Marie Ndiaye : Autoportrait en vert (Folio 2006)

Petit livre ciselé à l’extrême, travaillé par le mystère et le souci de la phrase non pas belle, mais savamment énigmatique. Etonnant qu’un exercice d’autobiographie – Marie Ndiaye présente quelques figures de femmes en vert ayant marqué sa vie - débouche sur ces visions légèrement scénarisées, mettant en scène une sorte de fantastique intellectuel (la narratrice doutant de tout ce qu’elle voit et se posant des questions sur les détails les plus anodins). Très beau livre au final, à la fois précieux, fragile et ponctué de quelques somptueuses pages solennelles.

Extrait : « ''Je reviens alors à mon premier sujet :

- Tu t’es marié avec une femme aux yeux bruns et sans doute aimais-tu ses yeux. Mais s’ils sont verts, est-ce que cela ne change pas tes sentiments pour elle ?

Mon père a continué ses dessins et figures abstraites sur le sol, sans me regarder, et j’ai compris qu’il ne souhaitait pas évoquer les yeux de sa femme, mon ex-meilleure amie. Mon père en est à son quatrième ou cinquième remariage. Il est raisonnable de considérer qu’il veut mettre toutes les chances de son côté, à présent qu’il se sent vieillissant et fatigué, en se gardant de toute phrase qui pourrait être entendue ou répétée hors de la cuisine et dont sa femme pourrait un jour s’armer pour démontrer qu’il ne l’a jamais aimée. Qui suis-je pour tenter d’enfoncer un coin dans les fondations de cette union ? Il m’apparaît simplement que mon père, certes très aminci mais plus ni jeune ni fort, n’a pas pris la mesure de l’importance de ces changements dans l’aspect de sa femme.'' »

mercredi 13 septembre 2006

François Mauriac : Le Sagouin (Livre de Poche)

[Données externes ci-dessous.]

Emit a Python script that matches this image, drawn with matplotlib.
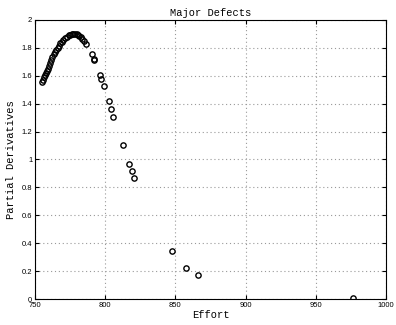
import matplotlib
matplotlib.use("Agg")
from matplotlib import pyplot as plt

# Data
effort = [755.2, 755.8, 756.5, 757.1, 757.8, 758.4, 759.0, 759.8, 760.7, 761.5,
          762.3, 763.2, 764.2, 765.1, 766.1, 767.0, 768.0, 769.1, 770.2, 771.4,
          772.6, 774.0, 775.0, 776.2, 777.4, 778.5, 779.6, 780.5, 781.3, 782.5,
          783.7, 784.9, 786.3, 790.3, 791.8, 792.2, 796.2, 797.3, 798.8, 802.6,
          804.3, 805.9, 812.5, 816.9, 818.8, 820.7, 847.6, 857.5, 866.0, 976.5]
partial = [1.555, 1.572, 1.588, 1.603, 1.620, 1.633, 1.650, 1.668, 1.690, 1.712,
           1.735, 1.755, 1.773, 1.787, 1.800, 1.817, 1.833, 1.845, 1.857, 1.870,
           1.880, 1.890, 1.895, 1.899, 1.900, 1.899, 1.896, 1.891, 1.885, 1.875,
           1.864, 1.848, 1.825, 1.756, 1.722, 1.714, 1.606, 1.580, 1.527, 1.420,
           1.360, 1.305, 1.105, 0.970, 0.920, 0.865, 0.345, 0.222, 0.170, 0.005]

xticks = [750, 800, 850, 900, 950, 1000]
yticks = [0, 0.2, 0.4, 0.6, 0.8, 1, 1.2, 1.4, 1.6, 1.8, 2]

fig = plt.figure(figsize=(3.96, 3.25), dpi=100)
ax = fig.add_axes([0.0884, 0.08, 0.8863, 0.8585])

ax.plot(effort, partial, 'o', mfc='none', mec='black', ms=3.8, mew=1.0)

ax.set_xlim(750, 1000)
ax.set_ylim(0, 2)
ax.set_xticks(xticks)
ax.set_yticks(yticks)
ax.set_xticklabels([str(t) for t in xticks])
ax.set_yticklabels(['0', '0.2', '0.4', '0.6', '0.8', '1', '1.2', '1.4', '1.6', '1.8', '2'])
ax.tick_params(direction='in', length=3, width=0.8, labelsize=5.5, pad=2,
               top=True, right=True)
for lab in ax.get_xticklabels() + ax.get_yticklabels():
    lab.set_family('Liberation Sans')

ax.grid(True, color='#999999', linestyle=(0, (1, 2.5)), lw=0.8)
for s in ax.spines.values():
    s.set_linewidth(0.8)

mono = 'Liberation Mono'
ax.set_title("Major Defects", family=mono, fontsize=7.5, pad=3)
ax.set_xlabel("Effort", family=mono, fontsize=7.5, labelpad=1)
ax.set_ylabel("Partial Derivatives", family=mono, fontsize=7.5, labelpad=4)

fig.savefig("out.png", dpi=100)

Une histoire de fratrie dégénérée, de rancoeurs familiales et politiques, de frustrations et de peurs. Savamment écrit et composé, le roman compense l’atmosphère pesante par une sorte de fluidité lumineuse. Autant les angoisses et les folies paraissent insondables, autant le style s’efforce à la concision. On a l’impression d’un Faulkner passé par le tamis de la respectabilité française.